明治一七年には、町村行政上で重大な改革が行われた。それは、明治一一年に郡区町村編制法が施行された際に、町村をあまりにも自主的なものにしたことが、かえって政府の中央集権統治に支障を来すようになったからである。それで再びこれを統制強化するために、戸長の官選制度、戸長役場管轄区域の拡大を図ることになったのである。
この戸長官選政策は、戸長がもつ国家機関としての機能を維持するため、
府知事・県令―郡長―戸長
のルートを強化することが目的であった。明治一五年に、戸長の身分取扱いが改正され、准一〇等から一七等までと、地位向上がはかられたことは、戸長を「治民上、其ノ地位ヲ重カラシメ」て、官僚の一員としての取扱いをするためであり、一七年改正はその延長の上にあるものであった。しかし、自由民権運動の激化と、デフレの進行による不穏な世情は、このような対応では抑えきれなかった。このような政治的危機に対処するために、全国的に戸長官選制にしたのであった。しかし、官選といっても、「純然タル官選トナスハ、従来ノ慣行ニ背馳(ハイチ)シ、得策ニアラズ」という趣旨から、「戸長ハ府知事・県令コレヲ選任ス。但シ、町村人民ヲシテ三人乃至五人ヲ選挙セシメ、府知事・県令、其ノ中ニツイテ選任スル事ヲ得ベシ」(太政官達)という原則を命じられた。この町村人民による戸長候補者の選挙とは、人民の直接選挙のことでなく、「毎町村ヨリ同数ノ選挙委員ヲ出サシメ、其ノ選挙委員ヲシテコレヲ投票セシムベシ」という間接選挙であった。町村の有力者だけに戸長選出権を与えたのであった。

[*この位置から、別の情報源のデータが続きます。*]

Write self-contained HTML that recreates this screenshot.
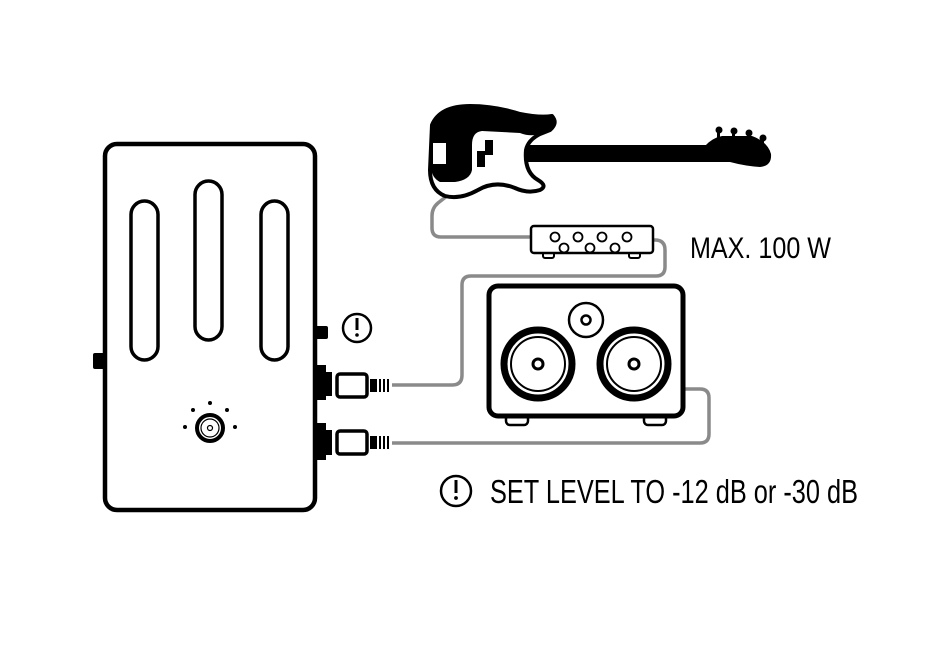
<!DOCTYPE html>
<html><head><meta charset="utf-8"><style>html,body{margin:0;padding:0;background:#fff}svg{display:block}</style></head>
<body>
<svg width="930" height="649" viewBox="0 0 930 649" xmlns="http://www.w3.org/2000/svg">
<rect width="930" height="649" fill="#fff"/>
<!-- cables -->
<g fill="none" stroke="#8a8a8a" stroke-width="3.5" stroke-linejoin="round">
<path d="M392 385 H452 Q462 385 462 375 V285 Q462 276 471 276 H656 Q665 276 665 267 V250 Q665 240 655 240 H650"/>
<path d="M392 443 H700 Q709 443 709 434 V398 Q709 389 700 389 H684"/>
<path d="M452 192 L438 203 Q432 208 432 216 V228 Q432 237 441 237 H532"/>
</g>
<!-- pedal -->
<rect x="93" y="353" width="13" height="16" rx="2" fill="#000"/>
<rect x="314" y="326" width="14" height="13" rx="2" fill="#000"/>
<rect x="105" y="144" width="210" height="366" rx="12" fill="#fff" stroke="#000" stroke-width="4.5"/>
<g fill="none" stroke="#000" stroke-width="3.5">
<rect x="131" y="201" width="27" height="159" rx="13.5"/>
<rect x="195" y="181" width="27" height="159" rx="13.5"/>
<rect x="261" y="201" width="27" height="159" rx="13.5"/>
</g>
<circle cx="210" cy="428" r="13" fill="#fff" stroke="#000" stroke-width="4"/>
<circle cx="210" cy="428" r="9" fill="none" stroke="#000" stroke-width="1.2"/>
<circle cx="210" cy="428" r="2.5" fill="none" stroke="#000" stroke-width="1.2"/>
<g fill="#000"><circle cx="185" cy="427" r="2"/><circle cx="193" cy="410" r="2"/><circle cx="210" cy="403" r="2"/><circle cx="227" cy="410" r="2"/><circle cx="235" cy="427" r="2"/></g>
<!-- jacks -->
<g fill="#000">
<path d="M316 365 H326 V372 H332 V396 H326 V400 H316Z"/>
<path d="M316 423 H326 V430 H332 V455 H326 V460 H316Z"/>
</g>
<g fill="#fff" stroke="#000" stroke-width="3.5">
<rect x="337" y="374" width="30" height="23" rx="3"/>
<rect x="337" y="431" width="30" height="23" rx="3"/>
</g>
<g fill="#000">
<rect x="370" y="379" width="7" height="13"/><rect x="379" y="379" width="2" height="13"/><rect x="383" y="379" width="2" height="13"/><rect x="387" y="379" width="2" height="13"/>
<rect x="370" y="436" width="7" height="13"/><rect x="379" y="436" width="2" height="13"/><rect x="383" y="436" width="2" height="13"/><rect x="387" y="436" width="2" height="13"/>
</g>
<!-- exclamation icons -->
<circle cx="357" cy="328" r="14" fill="none" stroke="#000" stroke-width="2.5"/>
<rect x="355.5" y="318" width="3" height="12" fill="#000"/><circle cx="357" cy="335" r="1.8" fill="#000"/>
<circle cx="456" cy="491" r="15" fill="none" stroke="#000" stroke-width="2.5"/>
<rect x="454.5" y="480" width="3" height="13" fill="#000"/><circle cx="456" cy="498" r="1.9" fill="#000"/>
<!-- cabinet -->
<rect x="506" y="412" width="22" height="13" rx="4" fill="#fff" stroke="#000" stroke-width="2.5"/>
<rect x="644" y="412" width="22" height="13" rx="4" fill="#fff" stroke="#000" stroke-width="2.5"/>
<rect x="489" y="286" width="194" height="130" rx="9" fill="#fff" stroke="#000" stroke-width="5"/>
<circle cx="586" cy="320" r="17" fill="none" stroke="#000" stroke-width="2.5"/>
<circle cx="586" cy="320" r="4.5" fill="none" stroke="#000" stroke-width="2.5"/>
<g fill="none" stroke="#000">
<circle cx="538" cy="364" r="34" stroke-width="7"/><circle cx="538" cy="364" r="27" stroke-width="2"/><circle cx="538" cy="364" r="5" stroke-width="3"/>
<circle cx="634" cy="364" r="34" stroke-width="7"/><circle cx="634" cy="364" r="27" stroke-width="2"/><circle cx="634" cy="364" r="5" stroke-width="3"/>
</g>
<!-- amp head -->
<rect x="543" y="250" width="11" height="8" rx="2" fill="#fff" stroke="#000" stroke-width="2"/>
<rect x="629" y="250" width="11" height="8" rx="2" fill="#fff" stroke="#000" stroke-width="2"/>
<rect x="531" y="226" width="122" height="27" rx="3" fill="#fff" stroke="#000" stroke-width="2.5"/>
<g fill="none" stroke="#000" stroke-width="1.8">
<circle cx="555" cy="237" r="4.5"/><circle cx="578" cy="237" r="4.5"/><circle cx="602" cy="237" r="4.5"/><circle cx="627" cy="237" r="4.5"/>
<circle cx="564" cy="248" r="4.5"/><circle cx="590" cy="248" r="4.5"/><circle cx="615" cy="248" r="4.5"/>
</g>
<!-- guitar -->
<g fill="#000">
<rect x="520" y="145" width="195" height="17"/>
<path d="M705 146 Q712 138 722 136 L752 136 Q768 142 771 154 Q772 166 760 167 Q745 166 730 162 L705 162Z"/>
<circle cx="719" cy="130" r="3.5"/><circle cx="734" cy="131" r="3.5"/><circle cx="749" cy="133" r="3.5"/><circle cx="763" cy="138" r="3.5"/>
<rect x="717" y="131" width="3" height="8"/><rect x="732" y="132" width="3" height="7"/><rect x="747" y="134" width="3" height="6"/><rect x="761" y="139" width="3" height="5"/>
</g>
<path d="M432 125 Q440 106 470 106 Q495 106 520 114 Q540 118 552 116 Q558 123 550 130 L540 134 Q528 140 526 150 Q524 172 538 180 Q548 186 540 190 Q528 194 515 188 Q495 180 478 190 Q460 200 445 196 Q430 190 430 170 Z" fill="#fff" stroke="#000" stroke-width="4" stroke-linejoin="round"/>
<path d="M432 125 Q440 106 470 106 Q495 106 520 114 Q540 118 552 116 Q558 123 550 130 L540 134 Q530 137 520 133 L482 131 Q472 132 472 145 V170 Q470 180 455 182 L440 182 Q432 178 431 168 Z" fill="#000"/>
<rect x="433" y="143" width="13" height="21" fill="#fff"/>
<rect x="477" y="151" width="8" height="16" fill="#000"/>
<rect x="485" y="140" width="8" height="15" fill="#000"/>
<!-- text -->
<text x="690" y="258" font-family="'Liberation Sans Narrow','Liberation Sans',sans-serif" font-size="30" textLength="141" lengthAdjust="spacingAndGlyphs" fill="#000">MAX. 100 W</text>
<text x="490" y="503" font-family="'Liberation Sans Narrow','Liberation Sans',sans-serif" font-size="33" textLength="368" lengthAdjust="spacingAndGlyphs" fill="#000">SET LEVEL TO -12 dB or -30 dB</text>
</svg>
</body></html>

戸長としての資格をもつ者は、「戸長ハナルベク永ク其ノ町村ニ居住シ、名望・資産ヲ有スル者ニ就テ選任スベシ」(「戸長選任ノ心得」)と訓示されているから、政府は地方の名望家を国の支配の末端に採用して、地域社会にもつ信頼感と権威を統治に利用しようとしたのである。
当時は、自由民権運動が絶頂に達し、自由党も合法派と急進派が分裂した時代であるし、農村は不況のどん底にあって、民心不穏の状況であった。この一七年の改正は、上層の名望家を選んで、栄誉と地位を与えて、この時局を収拾しようとしたものであった。
この時代には、官尊民卑の風潮が強く、官職に就くことは大へんな名誉であった。「県令を見ること大々名の如く、郡長を見ること、大名の如く、県会議員を勤めたる富豪・名望家も薄給にあまんじて郡役所吏員たることさえ名誉と」した時代であったから、この准官吏としての戸長に選任されることは、地方名望家にとっては、欣然就任するだけの価値ある役職であった。